Chapter 20, I, p. 203.
"He preached to himself, as Max Gottlieb had once preached to
him, the loyalty of dissent, the faith of being very doubtful,
the gospel of not bawling gospels, the wisdom of admitting the
probably ignorance of one's self and of everybody else, and the
energetic acceleration of a Movement for going very slow." Chapter
21, II, p. 219.
"Pickerbaugh apparently believed that this research would take
six weeks; Martin had hoped to do it in two years; and with the
present interruptions it would require two hundred." Chapter 21,
III, p. 220.
"He still had a fragment of his boyhood belief that congressmen
were persons of intelligence and importance." Chapter 22, I, p.
228.
"'I must say I'm not very fond of oratory that's so full of
energy it hasn't any room for facts.'" (Martin) Chapter 22, III,
p. 233.
"It is not known whether Martin every completely accepted as
a gentleman-scholar the Clay Tredgold who was devoted to everything
about astronomy except studying it." Chapter 22, IV, p. 235.

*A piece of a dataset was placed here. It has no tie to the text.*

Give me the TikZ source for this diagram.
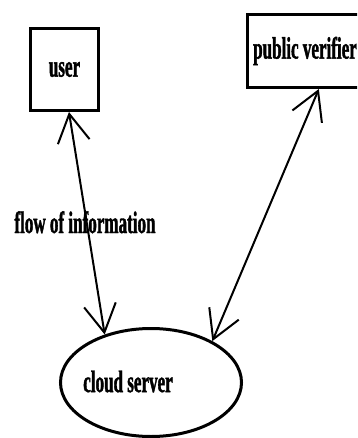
\documentclass[tikz,border=0pt]{standalone}
\usepackage{fontspec}
\setmainfont{Liberation Serif}[FakeStretch=0.55,BoldFeatures={FakeBold=1.2}]
\usetikzlibrary{arrows.meta,shapes.geometric}

\begin{document}
\begin{tikzpicture}[x=1pt,y=-1pt,
    font=\fontsize{31}{36}\selectfont\bfseries,
    party/.style={draw,line width=3pt,inner sep=0pt},
    flow/.style={{Straight Barb[length=28pt,width=32pt]}-{Straight Barb[length=28pt,width=32pt]},line width=2pt}]
        \useasboundingbox (0,0) rectangle (357,438);
        \clip (0,0) rectangle (357,438);

        \node[party,minimum width=68pt,minimum height=82pt]
          (user) at (64.5,69.5) {user};
        \node[party,minimum width=115pt,minimum height=73pt]
          (verifier) at (305,51) {public verifier};
        \node[party,ellipse,minimum width=181pt,minimum height=108pt,
          label={[xshift=-23pt,yshift=1pt]center:cloud server}]
          (cloud) at (151,382.5) {};

        \node[anchor=base] (flowtext) at (85,233) {flow of information};

        \draw[flow] (user.-84) -- (cloud.134);
        \draw[flow] (verifier.-70) -- (cloud.34);
      \end{tikzpicture}
\end{document}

"She had called Martin a 'lie-hunter,' a 'truth-seeker.' They
decided now that most people who call themselves 'truth-seekers'
persons who scurry about chattering of Truth as though
it were a tangible separable thing, like houses or salt or bread
did not so much desire to find Truth as to cure their mental
itch. In novels, these truth-seekers quested the 'secret of life'
in laboratories which did not seem to be provided with Bunsen
flames or reagents; or they went, at great expense and much discomfort
from hot trains and undesirable snakes, to Himalayan monasteries,
to learn from unaseptic sages that the Mind can do all sort of
edifying things if one will but spend thirty or forty years in
eating rice and gazing on one's navel. To these high matters Martin
responded, 'Rot!' He insisted that there is no Truth but only
many truths; that Truth is not a colored bird to be chased among
the rocks and captured by its tail, but a skeptical attitude toward
life. He insisted that no one could expect more than, by stubbornness
or luck, to have the kind of work he enjoyed and an ability to
become better acquainted with the facts of that work than the
average job-holder." Chapter 25, I, pp. 260 - 261.

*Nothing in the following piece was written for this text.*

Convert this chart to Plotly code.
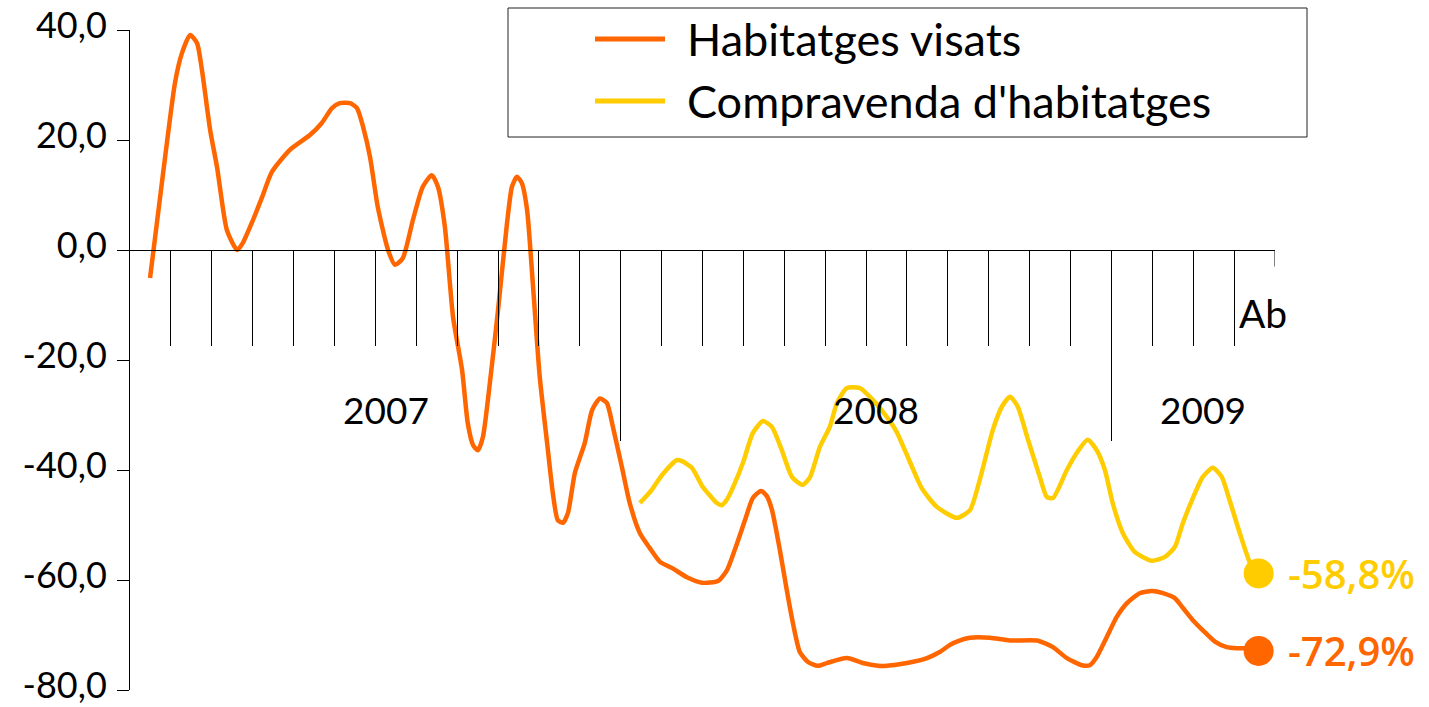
import plotly.graph_objects as go

# x in months from the start of January 2007 (12 = Jan 2008, 24 = Jan 2009)
visats_x = [0.49, 0.81, 1.10, 1.27, 1.47, 1.64, 1.76, 1.96, 2.13, 2.37, 2.62, 2.76,
            3.01, 3.23, 3.47, 3.91, 4.40, 4.69, 4.94, 5.13, 5.38, 5.55, 5.70, 5.87,
            6.06, 6.31, 6.48, 6.67, 6.92, 7.16, 7.38, 7.53, 7.70, 7.90, 8.12, 8.26,
            8.39, 8.51, 8.63, 8.80, 9.00, 9.22, 9.34, 9.46, 9.58, 9.71, 9.85, 10.02,
            10.20, 10.34, 10.46, 10.59, 10.71, 10.88, 11.12, 11.30, 11.49, 11.66, 11.81,
            12.03, 12.22, 12.47, 12.71, 12.96, 13.25, 13.62, 13.99, 14.38, 14.60, 14.79,
            15.04, 15.23, 15.43, 15.57, 15.70, 15.89, 16.06, 16.21, 16.38, 16.58, 16.82,
            17.04, 17.53, 17.92, 18.29, 18.51, 19.00, 19.49, 19.80, 20.05, 20.22, 20.54,
            21.03, 21.52, 22.18, 22.57, 22.91, 23.28, 23.47, 23.64, 23.89, 24.13, 24.38,
            24.69, 24.99, 25.26, 25.55, 25.75, 25.99, 26.23, 26.53, 26.82, 27.07, 27.31,
            27.60]
visats_y = [-5.1, 14.0, 30.4, 35.8, 39.1, 37.6, 32.7, 21.8, 15.0, 3.6, 0.0, 1.3,
            5.5, 9.6, 14.2, 18.2, 20.9, 23.1, 25.8, 26.7, 26.7, 25.8, 22.4, 16.9,
            7.8, 0.0, -2.7, -1.5, 5.5, 11.5, 13.6, 11.5, 4.2, -12.2, -21.8, -31.5,
            -35.5, -36.4, -34.0, -24.2, -10.9, 4.9, 11.5, 13.3, 12.2, 7.3, -6.0, -23.1,
            -35.1, -44.2, -49.1, -49.6, -47.8, -40.5, -35.1, -29.1, -27.0, -27.8, -32.2,
            -39.5, -46.0, -51.5, -54.2, -56.7, -57.8, -59.5, -60.5, -60.2, -58.2, -54.5,
            -49.1, -45.1, -43.8, -44.7, -47.3, -54.5, -61.8, -67.8, -73.1, -74.9, -75.6,
            -75.1, -74.2, -75.1, -75.6, -75.6, -75.1, -74.2, -73.1, -71.8, -71.2, -70.5,
            -70.5, -71.0, -71.0, -72.2, -74.2, -75.5, -75.5, -74.0, -70.3, -66.7, -64.2,
            -62.4, -62.0, -62.4, -63.3, -65.1, -67.3, -69.1, -71.2, -72.2, -72.4, -72.4,
            -72.9]

compra_x = [12.47, 12.76, 13.01, 13.37, 13.50, 13.74, 13.99, 14.13, 14.35, 14.47, 14.62,
            14.79, 14.99, 15.23, 15.48, 15.70, 15.94, 16.19, 16.45, 16.63, 16.87, 17.11,
            17.29, 17.53, 17.85, 18.17, 18.51, 18.75, 19.07, 19.36, 19.73, 20.22, 20.54,
            20.78, 21.10, 21.32, 21.52, 21.71, 21.96, 22.25, 22.42, 22.57, 22.91, 23.15,
            23.42, 23.64, 23.84, 24.03, 24.28, 24.57, 24.99, 25.31, 25.55, 25.75, 25.97,
            26.23, 26.48, 26.70, 26.89, 27.14, 27.43, 27.60]
compra_y = [-46.0, -43.6, -40.9, -38.2, -38.4, -39.6, -42.9, -44.2, -46.0, -46.4, -45.1,
            -42.4, -38.7, -33.3, -31.1, -32.2, -36.4, -41.3, -42.7, -41.3, -35.8, -32.2,
            -27.8, -25.1, -25.1, -27.3, -30.4, -33.1, -38.5, -43.3, -46.7, -48.7, -47.3,
            -41.8, -32.7, -28.5, -26.7, -28.5, -34.5, -41.3, -44.9, -45.1, -40.0, -36.9,
            -34.5, -36.4, -40.0, -46.0, -51.5, -54.9, -56.5, -55.8, -54.0, -49.6, -45.5,
            -41.3, -39.6, -41.3, -45.5, -51.5, -57.6, -58.8]

series_names = ["Habitatges visats", "Compravenda d'habitatges"]
end_labels = ["-72,9%", "-58,8%"]

y_ticks = [-80, -60, -40, -20, 0, 20, 40]
y_tick_labels = ["-80,0", "-60,0", "-40,0", "-20,0", "0,0", "20,0", "40,0"]
month_ticks = list(range(1, 28))
year_ticks = [12, 24]
year_labels = ["2007", "2008", "2009"]
year_label_x = [6.25, 18.25, 26.25]
last_month = "Ab"

ORANGE = "#FF6600"
YELLOW = "#FFCC00"
FONT = "Lato, 'Liberation Sans', sans-serif"

W, H = 1429, 707
M_L, M_R, M_T, M_B = 130, 154, 30, 17


def px(x):
    return (x - M_L) / (W - M_L - M_R)


def py(y):
    return (H - M_B - y) / (H - M_T - M_B)


fig = go.Figure()
for xs, ys, color in [(visats_x, visats_y, ORANGE), (compra_x, compra_y, YELLOW)]:
    fig.add_trace(go.Scatter(
        x=xs, y=ys, mode="lines",
        line=dict(color=color, width=4.5, shape="spline", smoothing=0.6),
        showlegend=False, hoverinfo="skip",
    ))
    fig.add_trace(go.Scatter(
        x=[xs[-1]], y=[ys[-1]], mode="markers",
        marker=dict(color=color, size=30),
        showlegend=False, hoverinfo="skip",
    ))

annotations = []
for xs, ys, color, label in [(visats_x, visats_y, ORANGE, end_labels[0]),
                             (compra_x, compra_y, YELLOW, end_labels[1])]:
    annotations.append(dict(
        x=xs[-1], y=ys[-1], xref="x", yref="y", text=label, showarrow=False,
        xanchor="left", yanchor="middle", xshift=27,
        font=dict(family="'Open Sans', sans-serif", size=40, color=color, weight=600),
    ))

for xv, lab in zip(year_label_x, year_labels):
    annotations.append(dict(
        x=xv, y=py(410), xref="x", yref="paper", text=lab, showarrow=False,
        xanchor="center", yanchor="middle", font=dict(size=37),
    ))
annotations.append(dict(
    x=27.7, y=py(313), xref="x", yref="paper", text=last_month, showarrow=False,
    xanchor="center", yanchor="middle", font=dict(size=39),
))

# legend drawn by hand: box, line samples and names
shapes = [dict(type="rect", xref="paper", yref="paper",
               x0=px(508), x1=px(1307), y0=py(137), y1=py(8),
               line=dict(color="#222222", width=1), fillcolor="white", layer="above")]
for i, (name, color) in enumerate(zip(series_names, [ORANGE, YELLOW])):
    yy = py(39 + 62 * i)
    shapes.append(dict(type="line", xref="paper", yref="paper",
                       x0=px(595), x1=px(665), y0=yy, y1=yy,
                       line=dict(color=color, width=5), layer="above"))
    annotations.append(dict(
        x=px(685), y=yy, xref="paper", yref="paper", text=name, showarrow=False,
        xanchor="left", yanchor="middle", font=dict(size=45),
    ))

# short closing tick at the end of the axis
shapes.append(dict(type="line", xref="x", yref="y", x0=28, x1=28, y0=0, y1=-3,
                   line=dict(color="black", width=1)))

fig.update_layout(
    template="none",
    width=W, height=H,
    margin=dict(l=M_L, r=M_R, t=M_T, b=M_B, pad=0, autoexpand=False),
    plot_bgcolor="white", paper_bgcolor="white",
    font=dict(family=FONT, color="black", size=37),
    separators=",.",
    shapes=shapes,
    annotations=annotations,
    xaxis=dict(
        range=[0, 28], showgrid=False, zeroline=False, automargin=False,
        showline=True, linecolor="black", linewidth=1,
        anchor="free", position=py(250),
        tickmode="array", tickvals=year_ticks, ticks="outside",
        ticklen=190, tickcolor="black", tickwidth=1, showticklabels=False,
        minor=dict(ticks="outside", ticklen=95, tickcolor="black", tickwidth=1,
                   tickmode="array", tickvals=month_ticks, showgrid=False),
    ),
    yaxis=dict(
        range=[-80, 40], showgrid=False, zeroline=False, automargin=False,
        showline=True, linecolor="black", linewidth=1,
        tickmode="array", tickvals=y_ticks, ticktext=y_tick_labels,
        ticks="outside", ticklen=12, tickcolor="black", tickwidth=1,
        ticklabelstandoff=3, ticklabelshift=-5, ticklabeloverflow="allow",
        tickfont=dict(size=36),
    ),
)

fig.write_html("out.html", config={"displayModeBar": False},
               post_script="document.body.style.margin = '0';")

"'I make many mistakes. But there is one thing I keep always
pure: the religion of a scientist. The normal man, he does not
care much what he does except that he should eat and sleep and
make love. But the scientist is intensely religious he
is so religious that he will not accept quarter-truths, because
they are an insult to his faith. He hates the preachers who talk
their fables, but he is not too kindly to the anthropologists
and historians who can only make guesses, yet they have the nerf
to call themselves scientists! Oh, yes, he is a man that all nice
good-natured people should naturally hate! He speaks no meaner
of the ridiculous faith-healers and chiropractors than he does
of the doctors that want to snatch our science before it is tested
and rush around hoping they heal people, and spoiling all the
clues with their footsteps; and worse than the imbeciles who have
not even heard of science, he hates pseudo-scientists; and worse
than those comic dream-scientists he hates the men that are allowed
in a clean kingdom like biology but know only one text-book and
how to lecture to nincompoops. He is the only real revolutionary,
the authentic scientist, because he alone knows how liddle he
knows.'" (Gottlieb) Chapter 26, I, pp. 267-268.
"'They've got at [it] with thoroughness. For four years they've
stuck to making plans.'" (Holabird) Chapter 40, I, pp. 421 - 422.
"He did not go through the turmoil of deciding; he leaped to
decision without it." Chapter 40, I, p. 424.